___ Data lines

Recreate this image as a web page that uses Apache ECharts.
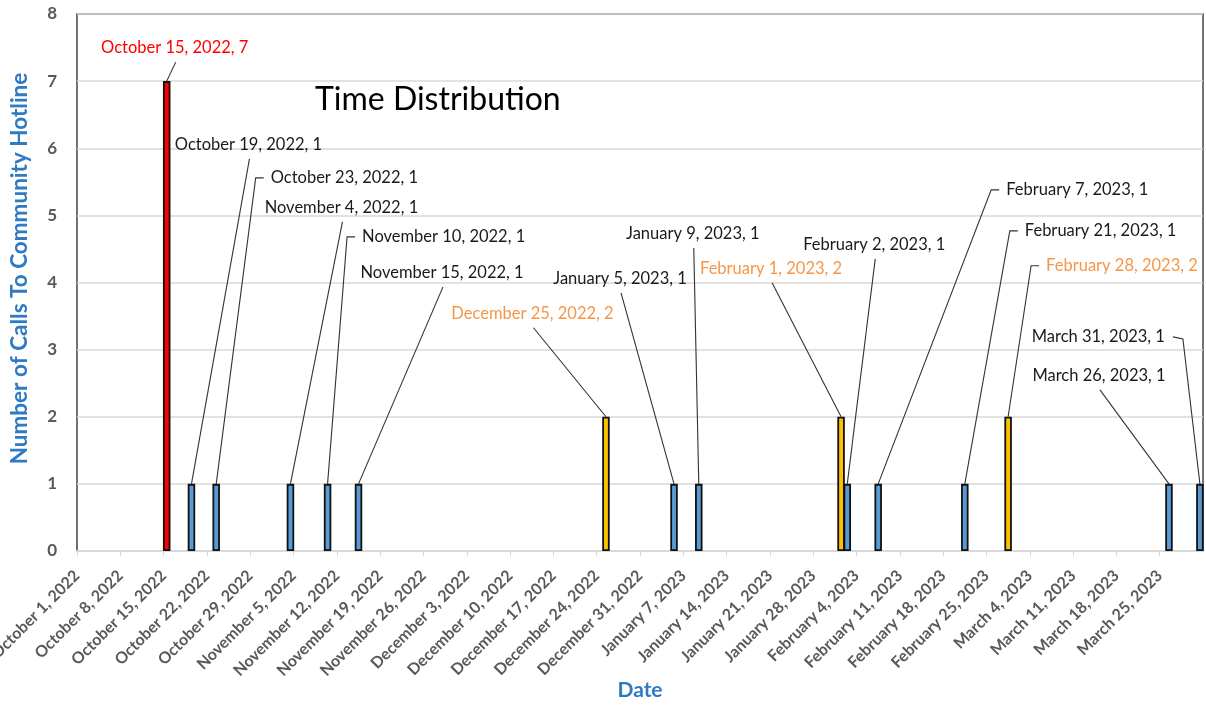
<!DOCTYPE html>
<html>
<head>
<meta charset="utf-8">
<title>Time Distribution</title>
<script src="https://cdn.jsdelivr.net/npm/echarts@6/dist/echarts.min.js"></script>
<style>
  html, body { margin: 0; padding: 0; background: #ffffff; }
  #chart { width: 1206px; height: 707px; }
</style>
</head>
<body>
<div id="chart"></div>
<script>
// Days with calls to the community hotline, and the number of calls on each day
const callDates = [
  '2022-10-15', '2022-10-19', '2022-10-23', '2022-11-04', '2022-11-10', '2022-11-15',
  '2022-12-25', '2023-01-05', '2023-01-09', '2023-02-01', '2023-02-02', '2023-02-07',
  '2023-02-21', '2023-02-28', '2023-03-26', '2023-03-31'
];
const callCounts = [7, 1, 1, 1, 1, 1, 2, 1, 1, 2, 1, 1, 1, 2, 1, 1];

// Date axis: weekly ticks from the first day to the last day
const axisStartDate = '2022-10-01';
const axisEndDate = '2023-04-01';
const tickStepDays = 7;

// Count axis ticks
const countTicks = [0, 1, 2, 3, 4, 5, 6, 7, 8];

const monthNames = ['January', 'February', 'March', 'April', 'May', 'June', 'July',
  'August', 'September', 'October', 'November', 'December'];

const DAY_MS = 86400000;
function toUTC(s) {
  const p = s.split('-').map(Number);
  return Date.UTC(p[0], p[1] - 1, p[2]);
}
const startMs = toUTC(axisStartDate);
function dayIndex(s) { return Math.round((toUTC(s) - startMs) / DAY_MS); }
function longDate(ms) {
  const d = new Date(ms);
  return monthNames[d.getUTCMonth()] + ' ' + d.getUTCDate() + ', ' + d.getUTCFullYear();
}

// Fill / label colours by number of calls
const barFill = { 1: '#5B9BD5', 2: '#FFC000', 7: '#FF0000' };
const calloutColor = { 1: '#1a1a1a', 2: '#F79646', 7: '#FF0000' };

// Callout placement, in pixels relative to the top of each bar.
// 'below': leader leaves from under the text centre (dx, dy = text centre)
// 'left' : leader hooks into the left edge of the text (dx = text left edge)
// 'right': leader hooks into the right edge of the text (dx = text right edge)
const calloutLayout = {
  '2022-10-15': { side: 'below', dx: 8, dy: -33 },
  '2022-10-19': { side: 'below', dx: 57, dy: -339 },
  '2022-10-23': { side: 'left', dx: 54.5, dy: -306 },
  '2022-11-04': { side: 'below', dx: 51, dy: -276 },
  '2022-11-10': { side: 'left', dx: 34.5, dy: -247 },
  '2022-11-15': { side: 'below', dx: 83.5, dy: -211 },
  '2022-12-25': { side: 'below', dx: -73.5, dy: -103 },
  '2023-01-05': { side: 'below', dx: -54, dy: -205 },
  '2023-01-09': { side: 'below', dx: -6, dy: -250 },
  '2023-02-01': { side: 'below', dx: -70, dy: -148 },
  '2023-02-02': { side: 'below', dx: 27, dy: -239 },
  '2023-02-07': { side: 'left', dx: 128, dy: -294 },
  '2023-02-21': { side: 'left', dx: 60, dy: -253 },
  '2023-02-28': { side: 'left', dx: 38, dy: -151 },
  '2023-03-26': { side: 'below', dx: -70, dy: -108 },
  '2023-03-31': { side: 'right', dx: -35, dy: -147 }
};

// Each bar sits in the middle of its day
const barPoints = callDates.map((d, i) => [dayIndex(d) + 0.5, callCounts[i]]);
const axisMax = dayIndex(axisEndDate);

const FONT = 'Lato, "Open Sans", sans-serif';
const AXIS_GREY = '#595959';
const NAME_BLUE = '#2E7BC4';

const chart = echarts.init(document.getElementById('chart'), null, { renderer: 'canvas' });

chart.setOption({
  animation: false,
  backgroundColor: '#ffffff',
  title: {
    text: 'Time Distribution',
    left: 315,
    top: 84,
    padding: 0,
    textStyle: { fontFamily: FONT, fontSize: 32, fontWeight: 'normal', color: '#000000' }
  },
  grid: {
    left: 77, right: 3, top: 14, bottom: 156,
    containLabel: false,
    outerBoundsMode: 'none',
    show: true,
    borderColor: '#444444',
    borderWidth: 1.5,
    backgroundColor: 'transparent'
  },
  xAxis: {
    type: 'value',
    min: 0,
    max: axisMax,
    interval: tickStepDays,
    name: 'Date',
    nameLocation: 'middle',
    nameGap: 129,
    nameMoveOverlap: false,
    nameTextStyle: { fontFamily: FONT, fontSize: 21, fontWeight: 'bold', color: NAME_BLUE },
    axisLine: { show: true, lineStyle: { color: '#d9d9d9', width: 2 } },
    axisTick: { show: true, length: 5, lineStyle: { color: '#d9d9d9', width: 1 } },
    splitLine: { show: false },
    axisLabel: {
      rotate: 45,
      margin: 22,
      fontFamily: FONT,
      fontSize: 16,
      fontWeight: 'bold',
      color: AXIS_GREY,
      showMaxLabel: false,
      formatter: v => (v >= axisMax ? '' : longDate(startMs + v * DAY_MS))
    }
  },
  yAxis: {
    type: 'value',
    min: countTicks[0],
    max: countTicks[countTicks.length - 1],
    interval: countTicks[1] - countTicks[0],
    name: 'Number of Calls To Community Hotline',
    nameLocation: 'middle',
    nameGap: 46,
    nameRotate: 90,
    nameMoveOverlap: false,
    nameTextStyle: {
      fontFamily: FONT, fontSize: 22.5, fontWeight: 'bold', color: NAME_BLUE,
      padding: [0, 0, 0, 28]
    },
    axisLine: { show: false },
    axisTick: { show: false },
    splitLine: { show: true, lineStyle: { color: '#d9d9d9', width: 1.5 } },
    axisLabel: {
      margin: 20,
      fontFamily: FONT,
      fontSize: 17,
      fontWeight: 'bold',
      color: AXIS_GREY
    }
  },
  series: [
    {
      name: 'Calls',
      type: 'bar',
      barWidth: 7.5,
      data: barPoints,
      itemStyle: {
        borderColor: '#111111',
        borderWidth: 1.8,
        color: p => barFill[p.value[1]]
      },
      z: 2
    },
    {
      name: 'Callouts',
      type: 'custom',
      data: barPoints,
      z: 5,
      renderItem: function (params, api) {
        const i = params.dataIndex;
        const count = api.value(1);
        const top = api.coord([api.value(0), count]);
        const place = calloutLayout[callDates[i]];
        const cy = top[1] + place.dy;
        const tx = top[0] + place.dx;
        let align, points;
        if (place.side === 'below') {
          align = 'center';
          points = [[tx + 1, cy + 14], top];
        } else if (place.side === 'left') {
          align = 'left';
          points = [[tx - 7, cy], [tx - 15, cy], top];
        } else {
          align = 'right';
          points = [[tx + 8, cy], [tx + 18, cy + 2], top];
        }
        return {
          type: 'group',
          children: [
            {
              type: 'polyline',
              shape: { points: points },
              style: { stroke: '#333333', lineWidth: 1.1, fill: null }
            },
            {
              type: 'text',
              style: {
                text: longDate(toUTC(callDates[i])) + ', ' + count,
                x: tx,
                y: cy,
                align: align,
                verticalAlign: 'middle',
                fontFamily: FONT,
                fontSize: 16.5,
                fill: calloutColor[count]
              }
            }
          ]
        };
      }
    }
  ]
});
</script>
</body>
</html>
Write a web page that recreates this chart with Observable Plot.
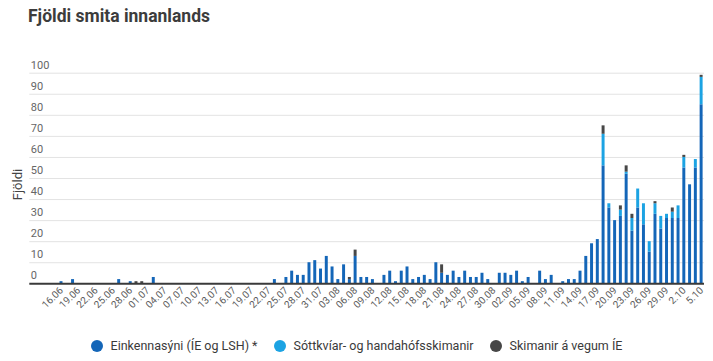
<!DOCTYPE html>
<html><head><meta charset="utf-8">
<script src="https://cdn.jsdelivr.net/npm/d3@7"></script>
<script src="https://cdn.jsdelivr.net/npm/@observablehq/plot@0.6"></script>
<style>
body{margin:0;background:#fff;font-family:Roboto,"Noto Sans",sans-serif;}
#wrap{position:relative;width:713px;height:361px;overflow:hidden;background:#fff;}
#title{position:absolute;left:28px;top:6px;font-size:17.5px;font-weight:700;color:#3c3c3c;white-space:nowrap;}
#chart{position:absolute;left:0;top:0;}
#legend{position:absolute;left:0;width:713px;top:338px;display:flex;justify-content:center;align-items:center;font-size:12.5px;color:#3a3a3a;}
.item{display:flex;align-items:center;margin:0 8px;white-space:nowrap;}
.dot{width:12px;height:12px;border-radius:50%;margin-right:8px;}
</style></head>
<body>
<div id="wrap">
  <div id="title">Fjöldi smita innanlands</div>
  <div id="chart"></div>
  <div id="legend"></div>
</div>
<script>
const seriesNames = ["Einkennasýni (ÍE og LSH) *", "Sóttkvíar- og handahófsskimanir", "Skimanir á vegum ÍE"];
const seriesColors = ["#1466b8", "#1ca3e3", "#474747"];

const dates = ["16.06","18.06","26.06","28.06","29.06","30.06","02.07","23.07","25.07","26.07","27.07","28.07","29.07","30.07","31.07",
  "01.08","02.08","03.08","04.08","05.08","06.08","07.08","08.08","09.08","11.08","12.08","13.08","14.08","15.08","16.08","17.08","18.08","19.08","20.08","21.08","22.08","23.08","24.08","25.08","26.08","27.08","28.08","29.08","31.08",
  "01.09","02.09","03.09","04.09","05.09","07.09","08.09","09.09","11.09","12.09","13.09","14.09","15.09","16.09","17.09","18.09","19.09","20.09","21.09","22.09","23.09","24.09","25.09","26.09","27.09","28.09","29.09","30.09",
  "01.10","02.10","03.10","04.10","05.10"];
const einkenna = [1,2,2,1,0,0,3,2,3,6,4,4,10,11,7,
  13,8,2,9,2,13,3,3,2,4,6,1,6,8,2,3,4,2,10,5,4,6,3,6,3,3,5,2,5,
  5,4,6,1,3,6,2,4,1,2,2,6,13,19,21,56,36,30,32,52,25,36,28,15,33,26,31,31,
  31,55,47,55,85];
const sottkvi = [0,0,0,0,0,0,0,0,0,0,0,0,0,0,0,
  0,0,0,0,0,0,0,0,0,0,0,0,0,0,0,0,0,0,0,0,0,0,0,0,0,0,0,0,0,
  0,0,0,0,0,0,0,0,0,0,0,0,0,0,0,15,2,0,3,1,6,9,10,5,5,6,2,3,
  6,5,0,4,13];
const ie = [0,0,0,0,1,1,0,0,0,0,0,0,0,0,0,
  0,0,0,0,1,3,0,0,0,0,0,0,0,0,0,0,0,0,0,4,0,0,0,0,0,0,0,0,0,
  0,0,0,0,0,0,0,0,0,0,0,0,0,0,0,4,0,0,2,3,2,0,0,0,1,0,0,2,
  0,1,0,0,1];
const tickLabels = ["16.06","19.06","22.06","25.06","28.06","01.07","04.07","07.07","10.07","13.07","16.07","19.07","22.07","25.07","28.07","31.07",
  "03.08","06.08","09.08","12.08","15.08","18.08","21.08","24.08","27.08","30.08","02.09","05.09","08.09","11.09","14.09","17.09","20.09","23.09","26.09","29.09","2.10","5.10"];
const yTicks = [0,10,20,30,40,50,60,70,80,90,100];
const yAxisTitle = "Fjöldi";
const year = 2020;

const parse = (s, h = 0) => { const [d, m] = s.split(".").map(Number); return new Date(Date.UTC(year, m - 1, d, h)); };

const rows = [];
const seriesVals = [einkenna, sottkvi, ie];
dates.forEach((s, i) => {
  seriesVals.forEach((arr, k) => {
    if (arr[i] > 0) rows.push({date: parse(s), value: arr[i], series: seriesNames[k]});
  });
});
const tickDates = tickLabels.map(s => parse(s, 12));
const tickMap = new Map(tickDates.map((d, i) => [+d, tickLabels[i]]));

const chart = Plot.plot({
  width: 713, height: 325,
  marginLeft: 29.3, marginRight: 9, marginTop: 72.7, marginBottom: 41.7,
  style: {fontFamily: "Roboto, 'Noto Sans', sans-serif", background: "transparent"},
  x: {type: "utc", domain: [parse("11.06"), parse("06.10")]},
  y: {domain: [0, 100], axis: null},
  color: {domain: seriesNames, range: seriesColors},
  marks: [
    Plot.ruleY(yTicks.filter(d => d > 0), {stroke: "#e3e3e3", strokeWidth: 1}),
    Plot.rectY(rows, {x: "date", y: "value", fill: "series", interval: "day", insetLeft: 1.4, insetRight: 1.4}),
    Plot.ruleY([0], {stroke: "#3a3a3a", strokeWidth: 2}),
    Plot.text(yTicks, {y: d => d, frameAnchor: "left", textAnchor: "start", dx: 1, dy: -8, text: d => String(d), fill: "#666", fontSize: 11}),
    Plot.text([yAxisTitle], {frameAnchor: "left", dx: -12, y: () => 50, dy: 6, text: d => d, rotate: -90, fill: "#444", fontSize: 13, textAnchor: "middle"}),
    Plot.axisX({ticks: tickDates, tickFormat: d => tickMap.get(+d), tickRotate: -45, tickSize: 0, tickPadding: 5, fontSize: 10, color: "#5a5a5a", label: null})
  ]
});
document.getElementById("chart").appendChild(chart);

const legend = document.getElementById("legend");
seriesNames.forEach((n, i) => {
  const it = document.createElement("div"); it.className = "item";
  const dot = document.createElement("span"); dot.className = "dot"; dot.style.background = seriesColors[i];
  const t = document.createElement("span"); t.textContent = n;
  it.appendChild(dot); it.appendChild(t); legend.appendChild(it);
});
</script>
</body></html>
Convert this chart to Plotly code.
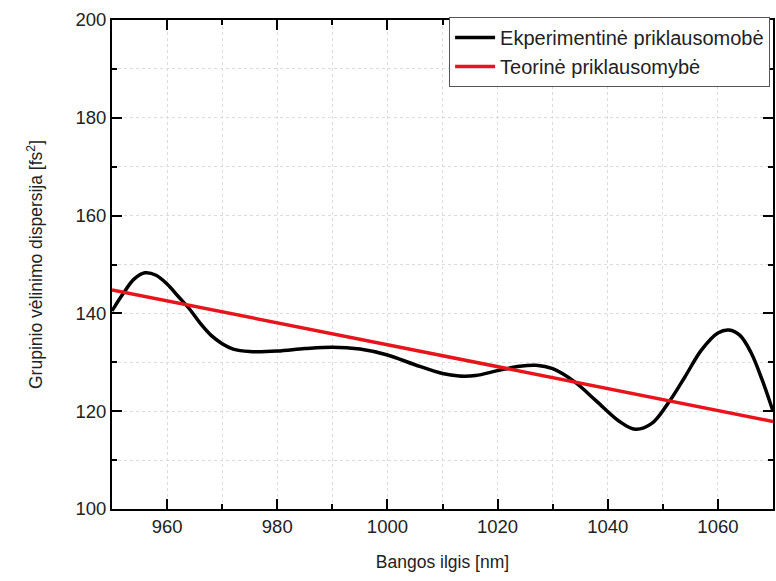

______

Spot every line that holds "this" and copy it.

#### Written answer
Recreate this image as a web page that uses Apache ECharts.
Write a web page that recreates this chart with Observable Plot.
Convert this chart to Plotly code.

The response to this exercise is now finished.